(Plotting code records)
○ ○ ○ ○

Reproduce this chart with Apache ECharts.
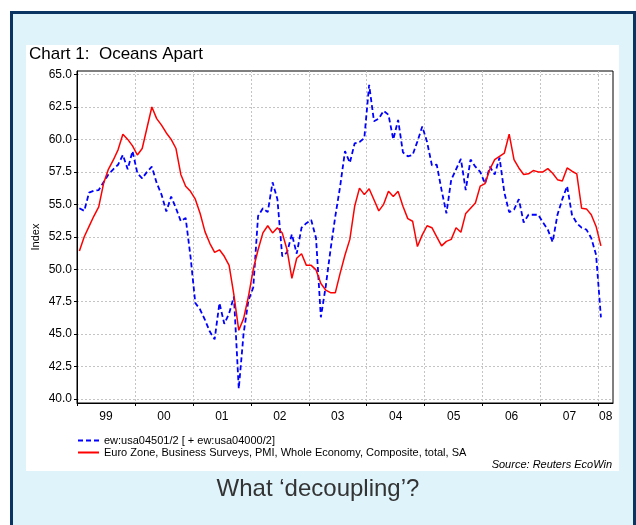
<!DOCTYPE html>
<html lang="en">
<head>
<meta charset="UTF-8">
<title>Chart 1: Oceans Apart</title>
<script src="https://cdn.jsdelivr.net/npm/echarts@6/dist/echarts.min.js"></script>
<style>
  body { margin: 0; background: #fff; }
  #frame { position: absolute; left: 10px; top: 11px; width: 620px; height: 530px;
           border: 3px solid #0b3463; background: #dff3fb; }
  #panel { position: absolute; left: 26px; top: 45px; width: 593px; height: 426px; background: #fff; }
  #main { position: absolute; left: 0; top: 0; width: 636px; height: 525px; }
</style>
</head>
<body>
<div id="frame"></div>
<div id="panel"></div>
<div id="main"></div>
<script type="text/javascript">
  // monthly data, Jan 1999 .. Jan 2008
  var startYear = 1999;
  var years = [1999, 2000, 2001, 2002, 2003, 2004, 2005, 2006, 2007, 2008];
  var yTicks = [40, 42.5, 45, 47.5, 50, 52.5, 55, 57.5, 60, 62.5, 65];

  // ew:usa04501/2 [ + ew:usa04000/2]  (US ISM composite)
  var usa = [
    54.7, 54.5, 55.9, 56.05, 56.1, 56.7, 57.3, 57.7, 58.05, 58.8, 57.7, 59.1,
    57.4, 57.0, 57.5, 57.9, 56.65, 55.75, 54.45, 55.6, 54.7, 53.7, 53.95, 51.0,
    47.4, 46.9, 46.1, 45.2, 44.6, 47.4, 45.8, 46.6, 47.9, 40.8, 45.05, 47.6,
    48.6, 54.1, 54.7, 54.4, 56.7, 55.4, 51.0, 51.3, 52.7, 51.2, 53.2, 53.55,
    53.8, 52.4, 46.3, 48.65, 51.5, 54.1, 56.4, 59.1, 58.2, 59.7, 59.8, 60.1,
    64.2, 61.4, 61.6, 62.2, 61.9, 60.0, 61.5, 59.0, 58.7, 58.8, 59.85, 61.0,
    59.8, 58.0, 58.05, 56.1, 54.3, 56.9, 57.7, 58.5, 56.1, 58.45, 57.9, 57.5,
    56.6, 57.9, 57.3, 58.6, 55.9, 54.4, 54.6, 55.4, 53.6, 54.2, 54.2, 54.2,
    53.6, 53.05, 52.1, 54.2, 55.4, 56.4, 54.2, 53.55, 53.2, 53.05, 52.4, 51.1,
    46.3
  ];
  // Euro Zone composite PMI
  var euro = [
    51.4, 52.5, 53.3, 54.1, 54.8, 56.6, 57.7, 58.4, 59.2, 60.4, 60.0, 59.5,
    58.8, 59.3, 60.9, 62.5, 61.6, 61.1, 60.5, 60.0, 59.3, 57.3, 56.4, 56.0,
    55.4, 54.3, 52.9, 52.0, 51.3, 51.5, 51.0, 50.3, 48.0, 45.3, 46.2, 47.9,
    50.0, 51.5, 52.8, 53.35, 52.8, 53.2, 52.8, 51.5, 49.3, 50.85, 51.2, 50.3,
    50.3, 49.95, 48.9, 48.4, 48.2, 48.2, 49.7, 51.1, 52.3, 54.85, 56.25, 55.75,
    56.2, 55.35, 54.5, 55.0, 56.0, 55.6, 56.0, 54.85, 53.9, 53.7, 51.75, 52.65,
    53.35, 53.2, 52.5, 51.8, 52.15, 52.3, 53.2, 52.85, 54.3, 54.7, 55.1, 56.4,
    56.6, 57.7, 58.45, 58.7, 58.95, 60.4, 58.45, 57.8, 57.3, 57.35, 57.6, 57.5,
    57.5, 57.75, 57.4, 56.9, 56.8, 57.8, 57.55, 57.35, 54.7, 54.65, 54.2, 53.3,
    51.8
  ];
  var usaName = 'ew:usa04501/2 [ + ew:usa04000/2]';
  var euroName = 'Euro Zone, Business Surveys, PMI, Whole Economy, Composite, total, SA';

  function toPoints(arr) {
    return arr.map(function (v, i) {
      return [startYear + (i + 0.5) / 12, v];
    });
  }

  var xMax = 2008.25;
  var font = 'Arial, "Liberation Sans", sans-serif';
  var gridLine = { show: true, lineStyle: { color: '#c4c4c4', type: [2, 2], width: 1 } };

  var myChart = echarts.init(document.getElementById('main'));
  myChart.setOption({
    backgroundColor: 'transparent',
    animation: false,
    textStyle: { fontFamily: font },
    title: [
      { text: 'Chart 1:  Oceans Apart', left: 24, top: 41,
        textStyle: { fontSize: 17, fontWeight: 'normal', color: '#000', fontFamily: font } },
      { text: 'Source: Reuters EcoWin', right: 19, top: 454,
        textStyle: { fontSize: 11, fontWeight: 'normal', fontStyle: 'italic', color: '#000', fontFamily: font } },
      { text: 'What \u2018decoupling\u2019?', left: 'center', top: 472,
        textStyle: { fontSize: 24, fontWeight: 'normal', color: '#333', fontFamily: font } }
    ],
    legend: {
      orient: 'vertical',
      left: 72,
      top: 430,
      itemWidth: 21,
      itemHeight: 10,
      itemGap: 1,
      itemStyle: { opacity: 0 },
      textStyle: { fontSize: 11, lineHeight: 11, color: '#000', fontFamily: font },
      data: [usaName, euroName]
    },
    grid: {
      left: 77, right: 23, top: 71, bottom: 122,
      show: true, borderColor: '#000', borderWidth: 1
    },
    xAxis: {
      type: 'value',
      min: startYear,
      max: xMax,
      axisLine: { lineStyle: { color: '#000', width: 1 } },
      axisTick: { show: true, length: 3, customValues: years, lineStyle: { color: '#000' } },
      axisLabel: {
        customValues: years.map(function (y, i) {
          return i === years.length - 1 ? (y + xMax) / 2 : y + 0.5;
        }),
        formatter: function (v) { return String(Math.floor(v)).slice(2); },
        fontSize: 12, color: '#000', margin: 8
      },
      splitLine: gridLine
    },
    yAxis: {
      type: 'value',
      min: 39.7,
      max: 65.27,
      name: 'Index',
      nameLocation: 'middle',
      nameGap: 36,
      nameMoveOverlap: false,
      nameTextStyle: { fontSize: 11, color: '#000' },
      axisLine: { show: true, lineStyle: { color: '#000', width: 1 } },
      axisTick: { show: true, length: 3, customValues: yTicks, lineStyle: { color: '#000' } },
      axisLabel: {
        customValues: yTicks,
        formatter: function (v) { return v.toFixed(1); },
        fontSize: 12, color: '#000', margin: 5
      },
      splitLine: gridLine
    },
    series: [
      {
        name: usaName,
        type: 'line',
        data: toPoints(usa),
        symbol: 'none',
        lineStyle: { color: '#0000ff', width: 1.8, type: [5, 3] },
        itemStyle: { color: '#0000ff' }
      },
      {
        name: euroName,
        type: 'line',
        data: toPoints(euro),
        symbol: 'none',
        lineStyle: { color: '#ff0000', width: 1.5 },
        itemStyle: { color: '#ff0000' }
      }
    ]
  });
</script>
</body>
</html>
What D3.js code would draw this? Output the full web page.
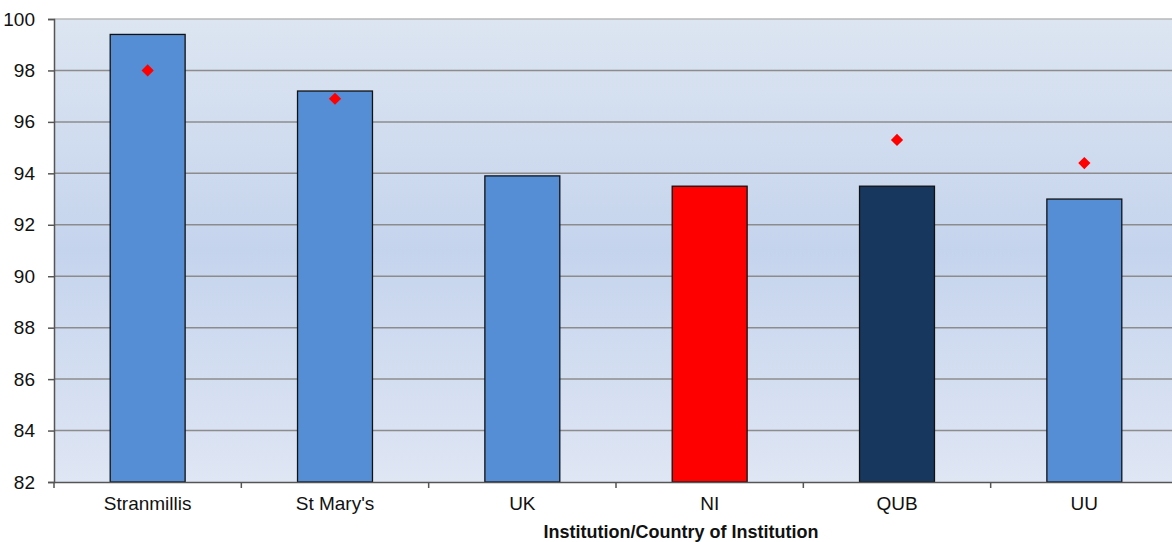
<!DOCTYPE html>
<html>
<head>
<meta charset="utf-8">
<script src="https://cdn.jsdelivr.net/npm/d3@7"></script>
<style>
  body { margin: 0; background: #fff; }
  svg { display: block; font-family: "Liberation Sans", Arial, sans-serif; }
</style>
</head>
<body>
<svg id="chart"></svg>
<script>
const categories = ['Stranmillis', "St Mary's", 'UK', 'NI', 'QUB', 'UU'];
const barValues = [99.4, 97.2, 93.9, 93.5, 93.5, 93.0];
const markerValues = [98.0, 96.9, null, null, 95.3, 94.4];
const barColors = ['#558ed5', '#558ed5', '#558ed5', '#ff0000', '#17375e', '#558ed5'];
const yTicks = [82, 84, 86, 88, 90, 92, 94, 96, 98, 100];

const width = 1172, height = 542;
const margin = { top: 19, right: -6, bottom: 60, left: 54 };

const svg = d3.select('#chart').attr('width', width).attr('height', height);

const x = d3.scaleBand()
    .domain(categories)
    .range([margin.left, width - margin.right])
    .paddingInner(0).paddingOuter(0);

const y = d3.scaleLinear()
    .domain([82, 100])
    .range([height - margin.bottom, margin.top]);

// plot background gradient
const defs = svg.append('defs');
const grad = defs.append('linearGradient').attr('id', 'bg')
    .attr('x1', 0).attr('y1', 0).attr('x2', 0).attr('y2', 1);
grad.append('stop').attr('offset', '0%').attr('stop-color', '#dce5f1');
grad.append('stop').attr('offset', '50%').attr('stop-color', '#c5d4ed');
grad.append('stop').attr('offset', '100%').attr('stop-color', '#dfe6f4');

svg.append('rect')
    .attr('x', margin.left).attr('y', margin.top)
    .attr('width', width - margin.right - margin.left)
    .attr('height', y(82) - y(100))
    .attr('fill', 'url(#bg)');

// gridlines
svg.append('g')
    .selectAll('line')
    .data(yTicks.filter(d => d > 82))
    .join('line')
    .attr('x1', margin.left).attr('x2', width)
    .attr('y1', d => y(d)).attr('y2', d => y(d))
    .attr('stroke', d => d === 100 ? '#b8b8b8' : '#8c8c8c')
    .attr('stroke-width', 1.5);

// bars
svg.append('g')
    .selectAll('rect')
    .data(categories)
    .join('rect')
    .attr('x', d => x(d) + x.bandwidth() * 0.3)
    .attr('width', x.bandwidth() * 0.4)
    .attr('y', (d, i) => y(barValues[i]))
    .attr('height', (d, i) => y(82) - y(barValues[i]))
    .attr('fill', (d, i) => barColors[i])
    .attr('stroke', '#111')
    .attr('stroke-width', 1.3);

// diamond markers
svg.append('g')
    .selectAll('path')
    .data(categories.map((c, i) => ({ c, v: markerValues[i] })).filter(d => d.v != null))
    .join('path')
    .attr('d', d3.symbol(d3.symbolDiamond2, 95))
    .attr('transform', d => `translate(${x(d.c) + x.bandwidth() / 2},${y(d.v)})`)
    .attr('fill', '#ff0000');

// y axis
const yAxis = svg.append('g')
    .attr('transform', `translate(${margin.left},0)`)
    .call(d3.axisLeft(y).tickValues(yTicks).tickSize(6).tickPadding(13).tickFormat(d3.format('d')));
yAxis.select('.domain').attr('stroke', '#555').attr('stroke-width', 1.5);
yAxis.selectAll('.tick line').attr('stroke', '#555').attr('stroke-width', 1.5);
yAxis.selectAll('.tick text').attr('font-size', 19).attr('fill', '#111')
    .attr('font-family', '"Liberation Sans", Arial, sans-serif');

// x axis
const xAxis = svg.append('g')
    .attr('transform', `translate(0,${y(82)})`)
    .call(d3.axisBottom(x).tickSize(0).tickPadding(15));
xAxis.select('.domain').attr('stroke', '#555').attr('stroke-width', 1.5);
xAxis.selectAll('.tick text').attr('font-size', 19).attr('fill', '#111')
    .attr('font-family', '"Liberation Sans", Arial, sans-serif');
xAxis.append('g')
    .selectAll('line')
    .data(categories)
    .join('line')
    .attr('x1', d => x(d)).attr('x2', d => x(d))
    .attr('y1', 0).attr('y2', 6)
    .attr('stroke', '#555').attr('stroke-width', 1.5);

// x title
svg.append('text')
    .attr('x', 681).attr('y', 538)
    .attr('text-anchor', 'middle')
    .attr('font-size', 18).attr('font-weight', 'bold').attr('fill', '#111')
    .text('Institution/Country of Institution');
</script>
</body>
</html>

○ ○ ○ ○

- [DIRECTION]: With the pictures left out, restate word for word every line of the data above, from the first down to the line that contains "60, 62.5, 65];".

- [WRITTEN ANSWER]:
Reproduce this chart with Apache ECharts.
<!DOCTYPE html>
<html lang="en">
<head>
<meta charset="UTF-8">
<title>Chart 1: Oceans Apart</title>
<script src="https://cdn.jsdelivr.net/npm/echarts@6/dist/echarts.min.js"></script>
<style>
  body { margin: 0; background: #fff; }
  #frame { position: absolute; left: 10px; top: 11px; width: 620px; height: 530px;
           border: 3px solid #0b3463; background: #dff3fb; }
  #panel { position: absolute; left: 26px; top: 45px; width: 593px; height: 426px; background: #fff; }
  #main { position: absolute; left: 0; top: 0; width: 636px; height: 525px; }
</style>
</head>
<body>
<div id="frame"></div>
<div id="panel"></div>
<div id="main"></div>
<script type="text/javascript">
  // monthly data, Jan 1999 .. Jan 2008
  var startYear = 1999;
  var years = [1999, 2000, 2001, 2002, 2003, 2004, 2005, 2006, 2007, 2008];
  var yTicks = [40, 42.5, 45, 47.5, 50, 52.5, 55, 57.5, 60, 62.5, 65];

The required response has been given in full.